A few years ago I brought in a nationally recognized pastor to do some consulting for our church. One of the things I remember most about my time with him was a side conversation we had about small groups.

“I haven’t really figured out the small group thing,” I confessed to him.

“Well, Brian, that’s because they don’t work. Small groups are things that trick us into believing we’re serious about making disciples. The problem is 90 percent of small groups never produce one single disciple. Ever. They help Christians make shallow friendships, for sure. They’re great at helping Christians feel a tenuous connection to their local church, and they do a bang-up job of teaching Christians how to act like other Christians in the Evangelical Christian subculture. But when it comes to creating the kind of holistic disciples Jesus envisioned, the jury’s decision came back a long time ago—small groups just aren’t working.”

“Finally,” I said, “I’ve met someone who’s got the guts to euthanize this small group sacred cow.”

I have been leading, participating in, championing, and applauding the efforts of small groups for the last 20 years of my ministry.

But now I’m done.

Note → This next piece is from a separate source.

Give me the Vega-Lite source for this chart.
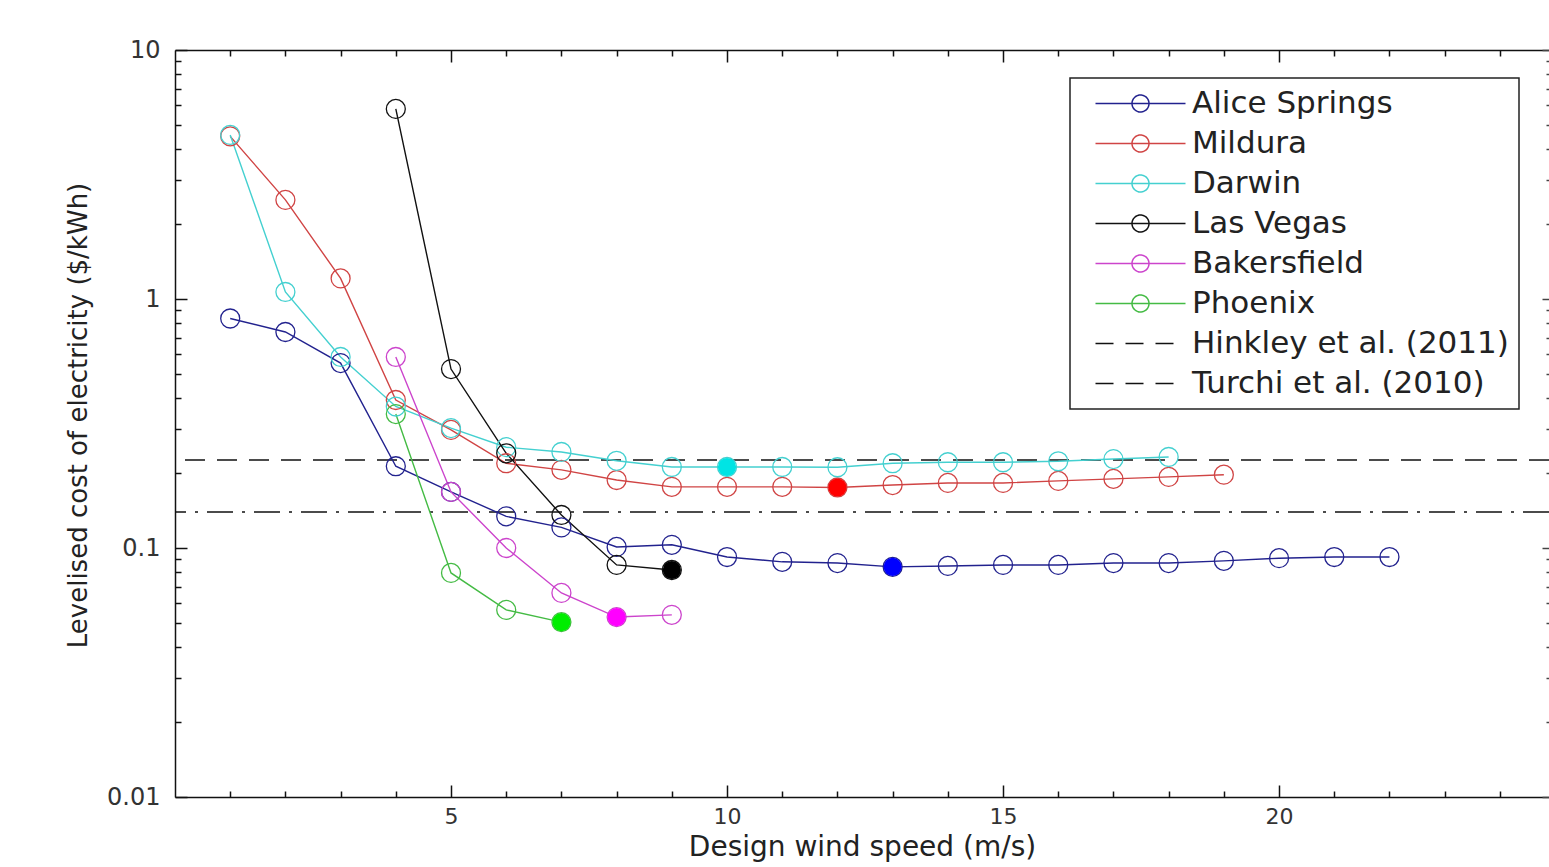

In my opinion, they just don’t work. Let me share why.

A Flawed Starting Point

Church-initiated “small groups” begin from a flawed starting point.

For reasons that still escape me, soon after becoming a Christian at age 18, Deron Brickey, Dave Polonia, Jeff Snyder, and I started hanging out with one another.

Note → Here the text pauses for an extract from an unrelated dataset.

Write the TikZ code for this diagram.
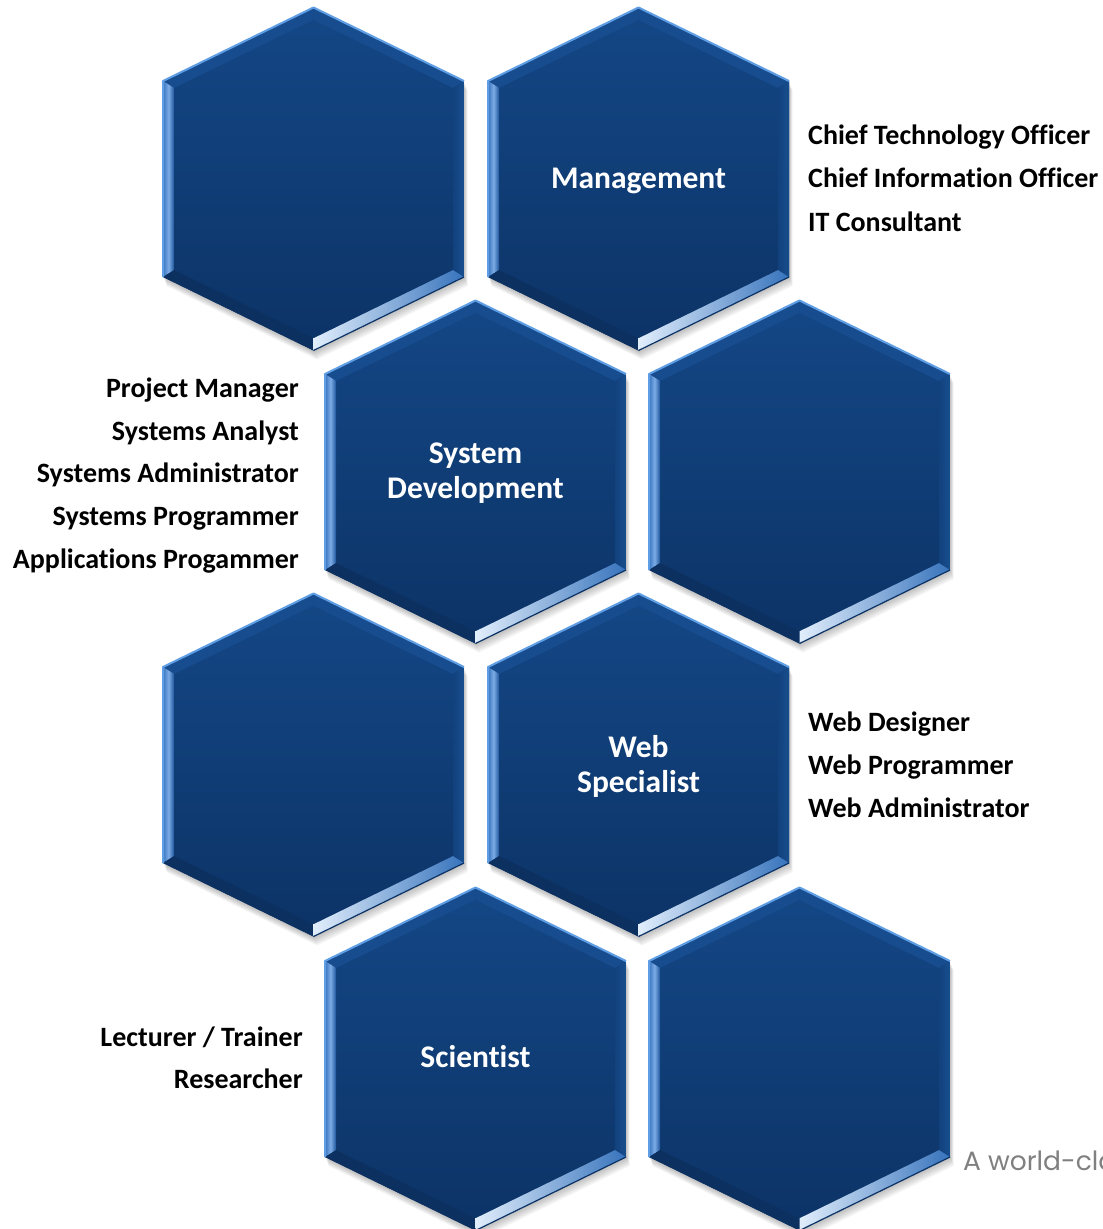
\documentclass[tikz,border=0pt]{standalone}
\usepackage{fontspec}
\setmainfont{Carlito}[Ligatures=NoCommon]
\newfontfamily\gothicfont{Poppins}
\definecolor{hexTop}{RGB}{20,71,134}
\definecolor{hexBot}{RGB}{12,51,102}
\definecolor{bevTop}{RGB}{23,77,143}
\definecolor{edgeLight}{RGB}{95,158,228}
\definecolor{leftOut}{RGB}{55,115,190}
\definecolor{leftMid}{RGB}{125,172,230}
\definecolor{leftIn}{RGB}{30,86,156}
\definecolor{rightA}{RGB}{18,66,126}
\definecolor{rightB}{RGB}{24,78,142}
\definecolor{botLeft}{RGB}{12,48,96}
\definecolor{hiA}{RGB}{225,238,252}
\definecolor{hiB}{RGB}{55,115,188}
\definecolor{grayText}{RGB}{128,128,128}
\tikzset{
  lst/.style={font=\bfseries\fontsize{28}{33}\selectfont, text=black, inner sep=0pt},
  hexlabel/.style={font=\bfseries\fontsize{31.5}{35}\selectfont, text=white, align=center, inner sep=0pt},
}
\newcommand\HexCell[2]{%
\begin{scope}[shift={(#1,#2)}]
  \coordinate (T) at (0,-171.5);
  \coordinate (UR) at (150.5,-98);
  \coordinate (LR) at (150.5,98);
  \coordinate (B) at (0,171.5);
  \coordinate (LL) at (-150.5,98);
  \coordinate (UL) at (-150.5,-98);
  \coordinate (iT) at (0,-159.3);
  \coordinate (iUR) at (139.5,-91.1);
  \coordinate (iLR) at (139.5,91.1);
  \coordinate (iB) at (0,159.3);
  \coordinate (iLL) at (-139.5,91.1);
  \coordinate (iUL) at (-139.5,-91.1);
  \foreach \k in {1,...,6}{%
    \fill[black,opacity=0.045]
      ([shift={(0.6*\k,1.5*\k)}]T) -- ([shift={(0.6*\k,1.5*\k)}]UR) --
      ([shift={(0.6*\k,1.5*\k)}]LR) -- ([shift={(0.6*\k,1.5*\k)}]B) --
      ([shift={(0.6*\k,1.5*\k)}]LL) -- ([shift={(0.6*\k,1.5*\k)}]UL) -- cycle;}
  \shade[top color=hexTop,bottom color=hexBot] (T)--(UR)--(LR)--(B)--(LL)--(UL)--cycle;
  \fill[bevTop] (UL)--(T)--(iT)--(iUL)--cycle;
  \fill[bevTop] (T)--(UR)--(iUR)--(iT)--cycle;
  \shade[left color=rightA,right color=rightB] (UR)--(LR)--(iLR)--(iUR)--cycle;
  \shade[left color=leftOut,right color=leftIn,middle color=leftMid] (LL)--(UL)--(iUL)--(iLL)--cycle;
  \fill[botLeft] (B)--(LL)--(iLL)--(iB)--cycle;
  \shade[left color=hiA,right color=hiB] (LR)--(B)--(iB)--(iLR)--cycle;
  \draw[hexBot,line width=1.2pt] (LR)--(B);
  \draw[edgeLight,line width=2pt,line join=round] (LL)--(UL)--(T)--(UR);
\end{scope}}
\begin{document}
\begin{tikzpicture}[x=1pt,y=-1pt]
  \fill[white] (0,0) rectangle (1103,1229);
  \useasboundingbox (0,0) rectangle (1103,1229);
  \begin{scope}
  \clip (0,0) rectangle (1103,1229);
  \HexCell{313.5}{179}
  \HexCell{638.5}{179}
  \HexCell{475.5}{472}
  \HexCell{799.5}{472}
  \HexCell{313.5}{765}
  \HexCell{638.5}{765}
  \HexCell{475.5}{1059}
  \HexCell{799.5}{1059}
  \node[anchor=base west, inner sep=0pt, font=\gothicfont\fontsize{26.5}{31}\selectfont, text=grayText] (tagline) at (963,1170) {A world-class};
  \end{scope}
  % hexagon labels
  \node[hexlabel, anchor=base] (management) at (638.5,188) {Management};
  \node[hexlabel, anchor=base] (sysdev) at (475.5,498) {System\\Development};
  \node[hexlabel, anchor=base] (webspec) at (638.5,792) {Web\\Specialist};
  \node[hexlabel, anchor=base] (scientist) at (475.5,1067) {Scientist};
  % management roles
  \node[lst, anchor=base west] (cto) at (808,144) {Chief Technology Officer};
  \node[lst, anchor=base west] (cio) at (808,187.5) {Chief Information Officer};
  \node[lst, anchor=base west] (itc) at (808,231) {IT Consultant};
  % system development roles
  \node[lst, anchor=base east] (pm) at (299,397) {Project Manager};
  \node[lst, anchor=base east] (sa) at (299,440) {Systems Analyst};
  \node[lst, anchor=base east] (sadm) at (299,482.5) {Systems Administrator};
  \node[lst, anchor=base east] (sp) at (299,525) {Systems Programmer};
  \node[lst, anchor=base east] (ap) at (299,568) {Applications Progammer};
  % web roles
  \node[lst, anchor=base west] (wd) at (808,731) {Web Designer};
  \node[lst, anchor=base west] (wp) at (808,774) {Web Programmer};
  \node[lst, anchor=base west] (wa) at (808,817) {Web Administrator};
  % scientist roles
  \node[lst, anchor=base east] (lt) at (303,1046) {Lecturer / Trainer};
  \node[lst, anchor=base east] (rs) at (303,1088) {Researcher};
\end{tikzpicture}
\end{document}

Soon that group grew to 10 to 12 friends. We laughed together, prayed together, studied the Bible together, ate together, evangelized together, and served the poor together. Even though we had no leader, no real set meeting time, no agenda, and no plan or focus, it was through these friends that I made incredible strides toward becoming a holistic disciple of Jesus.

And it all happened by accident.

In fact, looking back on my 25 years of following Christ, here’s what I’ve noticed: Every small group I’ve ever been in that helped me grow as a disciple started by what appeared to be an accident.

I wasn’t looking for it. I wasn’t interested in joining a small group in the least. And in many respects, I didn’t even feel a need to grow spiritually.

Most of all, I wasn’t participating in some superficial churchwide small group sign-up initiative the senior pastor dreamed up to jack up small group attendance because he heard church analysts say you should always maintain a certain ratio of worship attendees to small group participants.

It just happened, naturally and spontaneously.

Those experiences couldn’t have been planned, even if I tried. And for the most part, that’s exactly how it’s been happening in the Christian community for, say, I don’t know, the last 1,960 years. That is until we westerners, particularly Americans, started messing it up.

Well-intentioned Christians, armed with the latest insights in organizational theory, let their pragmatic and utilitarian hearts delude them into thinking they could organize, measure, and control the mystical working of the Holy Spirit in community in order to consistently reproduce disciples in other contexts.

Then these people started writing books and hosting seminars. And then church leaders like you and me bought into what they were saying because we didn’t recognize that the same faulty worldview that produced a mechanized approach to Christian community fostered a ready-made market in our hearts to consume their quick-fix solutions.

So we came home, armed with our “101 Sure-Fire Discussion Starter” books and binders full of slick recruitment techniques, and started small group ministries at our churches.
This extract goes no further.